Carlos Valdez (14-ERD-048)
New technologies for capturing and catalytically degrading chemical weapon agents would fill a critical national security need. We address the use of molecular-complex scaffolds known as cyclodextrins that possess chemical and physical characteristics suitable for detection and analysis, decontamination, and medical countermeasures where the demand for broad-spectrum solutions is urgent. Our research project focuses on efforts within two classes of chemical warfare agents: the organophosphorus-based nerve agents and a series of incapacitating agents known as fentanyls. Both are of high priority because of their ease of production and availability and their toxicity at low doses. We intend to develop and validate an integrated experimental and computational approach whose goal is the development of cyclodextrin-based nanometer-scale scaffolds for the capture and catalytic destruction of organophosphorus nerve agents and fentanyls. Successful technologies have been developed to mitigate individual issues for known chemical threats. However, establishing broadly applicable and rapidly responsive methodologies targeted at known and (more importantly) emerging threats, remains critical. Although our research addresses the development of designer cyclodextrin molecules for two classes of agents, the foundation of our work is an integrated experimental and computational strategy for the discovery of efficacious cyclodextrins for broad-spectrum application.

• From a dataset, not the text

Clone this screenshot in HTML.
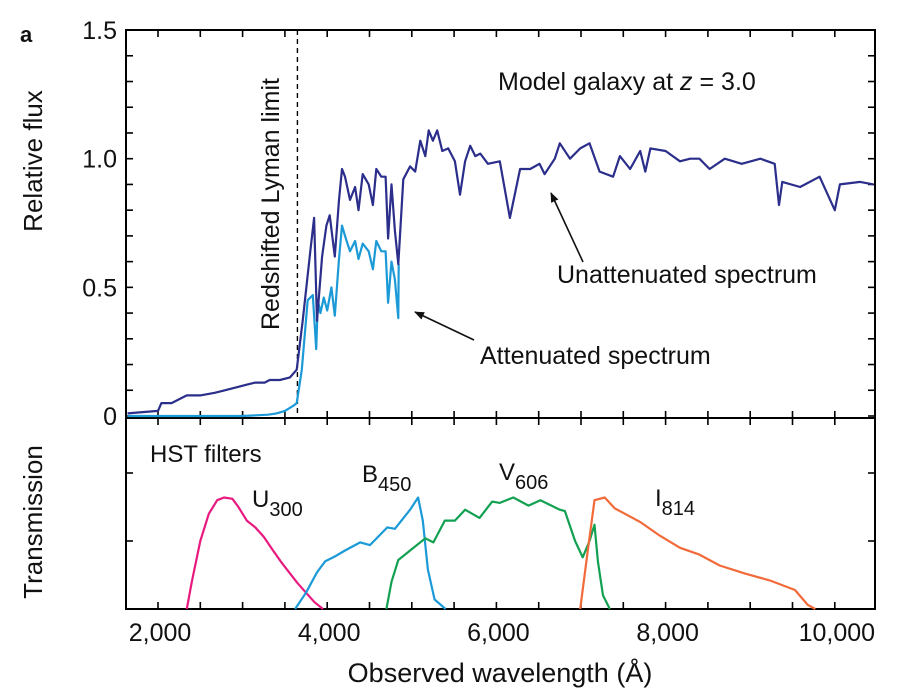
<!DOCTYPE html>
<html><head><meta charset="utf-8"><style>
body{margin:0;background:#fff}
svg text{font-family:"Liberation Sans",Arial,sans-serif;fill:#111}
</style></head><body>
<svg id="c" width="912" height="694" viewBox="0 0 912 694" xmlns="http://www.w3.org/2000/svg">
<text x="20" y="42" font-size="22" font-weight="bold">a</text>
<g id="axes"></g>
<g id="marks"></g>
<text x="498" y="90" font-size="25">Model galaxy at <tspan font-style="italic">z</tspan> = 3.0</text>
<text x="557" y="283" font-size="25">Unattenuated spectrum</text>
<text x="480" y="364" font-size="25">Attenuated spectrum</text>
<text transform="translate(279,330) rotate(-90)" font-size="25">Redshifted Lyman limit</text>
<text transform="translate(42,161) rotate(-90)" font-size="26" text-anchor="middle">Relative flux</text>
<text transform="translate(42,522) rotate(-90)" font-size="26" text-anchor="middle">Transmission</text>
<text x="500" y="682" font-size="27" text-anchor="middle">Observed wavelength (Å)</text>
<text x="150" y="462" font-size="24">HST filters</text>
<text x="252" y="507" font-size="24">U<tspan font-size="20" dy="9">300</tspan></text>
<text x="362" y="482" font-size="24">B<tspan font-size="20" dy="9">450</tspan></text>
<text x="499" y="480" font-size="24">V<tspan font-size="20" dy="9">606</tspan></text>
<text x="655" y="506" font-size="24">I<tspan font-size="20" dy="9">814</tspan></text>
</svg>
<script>
const unattLam=[1640,2000,2040,2160,2340,2500,2670,2790,2910,3030,3150,3260,3320,3440,3560,3640,3710,3800,3845,3880,3940,3990,4030,4090,4140,4175,4210,4270,4330,4370,4420,4490,4540,4580,4640,4690,4720,4760,4800,4840,4900,4980,5040,5100,5160,5200,5250,5300,5360,5430,5510,5570,5630,5690,5750,5810,5900,6040,6160,6280,6400,6510,6570,6690,6750,6870,6990,7100,7220,7380,7460,7580,7700,7760,7820,8000,8170,8290,8400,8520,8700,8900,9120,9290,9340,9380,9590,9820,10000,10060,10300,10459];
const unattFlux=[0.01,0.02,0.05,0.05,0.08,0.08,0.09,0.10,0.11,0.12,0.13,0.13,0.14,0.14,0.15,0.18,0.37,0.64,0.77,0.37,0.62,0.74,0.78,0.62,0.84,0.96,0.93,0.84,0.89,0.80,0.94,0.90,0.82,0.96,0.93,0.93,0.69,0.90,0.72,0.59,0.92,0.97,0.95,1.07,1.01,1.11,1.07,1.11,1.03,1.04,0.99,0.86,0.99,1.05,1.01,1.02,0.98,0.99,0.77,0.96,0.96,0.98,0.94,1.00,1.06,1.00,1.04,1.06,0.95,0.93,1.01,0.96,1.03,0.95,1.04,1.03,0.99,1.00,1.00,0.96,1.00,0.98,1.00,0.98,0.82,0.91,0.89,0.93,0.80,0.90,0.91,0.90];
const attLam=[1640,2500,3000,3300,3400,3500,3600,3640,3700,3770,3830,3870,3890,3920,3960,4000,4050,4090,4140,4175,4210,4270,4330,4370,4420,4490,4540,4580,4640,4690,4720,4760,4800,4840,4845];
const attFlux=[0,0,0,0.005,0.01,0.02,0.04,0.05,0.18,0.45,0.47,0.26,0.45,0.40,0.46,0.41,0.50,0.39,0.61,0.74,0.70,0.64,0.68,0.61,0.67,0.64,0.57,0.68,0.64,0.64,0.44,0.60,0.53,0.38,0.59];
const uLam=[2340,2400,2500,2600,2700,2780,2880,2950,3050,3150,3250,3350,3450,3550,3650,3750,3850,3950];
const uT=[0,0.2,0.5,0.7,0.8,0.82,0.81,0.75,0.65,0.6,0.53,0.44,0.35,0.27,0.19,0.12,0.05,0];
const bLam=[3620,3750,3880,3975,4100,4210,4390,4505,4710,4800,4980,5075,5130,5190,5270,5400];
const bT=[0,0.12,0.27,0.35,0.39,0.43,0.49,0.47,0.6,0.59,0.73,0.82,0.65,0.29,0.07,0];
const vLam=[4700,4760,4840,4980,5160,5255,5390,5510,5630,5800,5950,6040,6200,6380,6520,6750,6810,6930,7020,7100,7160,7200,7260,7340];
const vT=[0,0.2,0.36,0.43,0.52,0.49,0.65,0.65,0.73,0.67,0.79,0.78,0.82,0.76,0.8,0.73,0.72,0.5,0.38,0.5,0.62,0.35,0.1,0];
const iLam=[6990,7080,7160,7280,7400,7520,7700,7930,8170,8400,8640,8940,9230,9530,9680,9770];
const iT=[0,0.43,0.8,0.82,0.74,0.7,0.64,0.54,0.45,0.4,0.32,0.26,0.21,0.14,0.03,0];
const xTicks=[2000,4000,6000,8000,10000];
const xTickLabels=["2,000","4,000","6,000","8,000","10,000"];
const yTicks=[0,0.5,1.0,1.5];
const yTickLabels=["0","0.5","1.0","1.5"];

const L=126,R=875,T=30,M=418,B=609;
const x=l=>158+(l-2000)*0.0846;
const y=f=>416-f*257.3;
const yt=t=>609-t*136;
const NS="http://www.w3.org/2000/svg";
const ax=document.getElementById('axes'),mk=document.getElementById('marks');
function el(p,tag,a){const e=document.createElementNS(NS,tag);for(const k in a)e.setAttribute(k,a[k]);p.appendChild(e);return e;}
let e;
e=el(ax,'rect',{x:L,y:T,width:R-L,height:B-T,fill:'none',stroke:'#000','stroke-width':2});

e=el(ax,'line',{x1:L,x2:R,y1:M,y2:M,stroke:'#000','stroke-width':2});

for(let l=2000;l<=10000;l+=500){const X=x(l);
 [[T,T+7],[M-7,M+7],[B-7,B]].forEach(([a,b])=>{e=el(ax,'line',{x1:X,x2:X,y1:a,y2:b,stroke:'#000','stroke-width':1.6});
 });}
for(let f=0;f<=1.5001;f+=0.1){const Y=y(f);if(Y<T+2)continue;
 [[L,L+7],[R-7,R]].forEach(([a,b])=>{e=el(ax,'line',{x1:a,x2:b,y1:Y,y2:Y,stroke:'#000','stroke-width':1.6});
 });}
[0.5,1].forEach(t=>{const Y=yt(t);[[L,L+7],[R-7,R]].forEach(([a,b])=>{e=el(ax,'line',{x1:a,x2:b,y1:Y,y2:Y,stroke:'#000','stroke-width':1.6});
 });});
xTicks.forEach((l,i)=>{e=el(ax,'text',{x:x(l)+2,y:641,'font-size':25,'text-anchor':'middle'});e.textContent=xTickLabels[i];
 });
yTicks.forEach((f,i)=>{e=el(ax,'text',{x:117,y:y(f)+9,'font-size':25,'text-anchor':'end'});e.textContent=yTickLabels[i];
 });
e=el(ax,'line',{x1:x(3648),x2:x(3648),y1:T,y2:M,stroke:'#000','stroke-width':1.4,'stroke-dasharray':'5,4'});

function line(xs,ys,fy,col,name,w){const d=xs.map((l,i)=>(i?'L':'M')+x(l).toFixed(1)+','+fy(ys[i]).toFixed(1)).join('');
 const p=el(mk,'path',{d:d,fill:'none',stroke:col,'stroke-width':w,'stroke-linejoin':'round'});return p;}
e=line(attLam,attFlux,y,'#1b9ad7','attenuated',2.2);

e=line(unattLam,unattFlux,y,'#2b2e8a','unattenuated',2.2);

e=line(uLam,uT,yt,'#e8197f','u',2.2);
e=line(bLam,bT,yt,'#1b9ad7','b',2.2);
e=line(vLam,vT,yt,'#12a051','v',2.2);
e=line(iLam,iT,yt,'#f26a3a','i',2.2);
const defs=el(mk,'defs',{});const m=el(defs,'marker',{id:'ah',markerWidth:10,markerHeight:8,refX:9,refY:4,orient:'auto',markerUnits:'userSpaceOnUse'});
el(m,'path',{d:'M0,0L10,4L0,8Z',fill:'#111'});
e=el(mk,'line',{x1:583,y1:262,x2:551,y2:193,stroke:'#111','stroke-width':1.6,'marker-end':'url(#ah)'});

e=el(mk,'line',{x1:474,y1:340,x2:415,y2:312,stroke:'#111','stroke-width':1.6,'marker-end':'url(#ah)'});

</script>
</body></html>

We expect to develop an understanding of the mechanism of action of fentanyl on protein receptors, which is key to the development of cyclodextrin for sequestration of these toxic chemicals. Elucidating conditions under which zinc-based organometallic catalysts most efficiently degrade organophosphorus agents will provide insight into the development of effective metallocyclodextrins for decontamination. While the cyclodextrins themselves are important for mitigating organophosphorus- and fentanyl-specific threats, it is the development, demonstration, and validation of an integrated design approach capable of optimizing arbitrary host–guest complexes that will be the central accomplishment of our research.
Our strategy focuses on the development of physical and medical countermeasures against fentanyls and organophosphorus nerve agents, which supports the Laboratory's strategic focus area in chemical and biological security for the rapid mitigation of evolving and unknown threats. This project also supports the LLNL core competency in bioscience and bioengineering by evolving an integrated computational and experimental capability for the rapid discovery of highly effective, broadly applicable scaffolds. Through this effort, we are providing a foundation for future progress in environmental remediation technologies, exposure detection capabilities, and the production of advanced materials for use against known and emerging threats.
FY15 Accomplishments and Results
In FY15 we (1) synthesized nine fentanyls for our studies using an improved synthetic route developed in our laboratory, (2) evaluated four zinc-based catalysts in the hydrolysis of the organophosphate-based pesticide paraoxon, (3) evaluated the ability of several cyclodextrins to bind with all nine of the fentanyl compounds we synthesized, and (4) gathered data on the binding of paraoxon (an organophosphate insecticide), along with its hydrolysis products, to b-cyclodextrin.
Publications and Presentations
- Hok, S., et al., Improved and optimized syntheses of fentanyl and related analogs. (2015). LLNL-POST-675520.
- Mayer, B. P., S. E. Baker, and C. A. Valdez, “Kinetics and speciation of paraoxon hydrolysis by zinc(II)-azamacrocyclic catalysts.” Inorg. Chim. Acta. 436, 123 (2015). LLNL-JRNL-663756.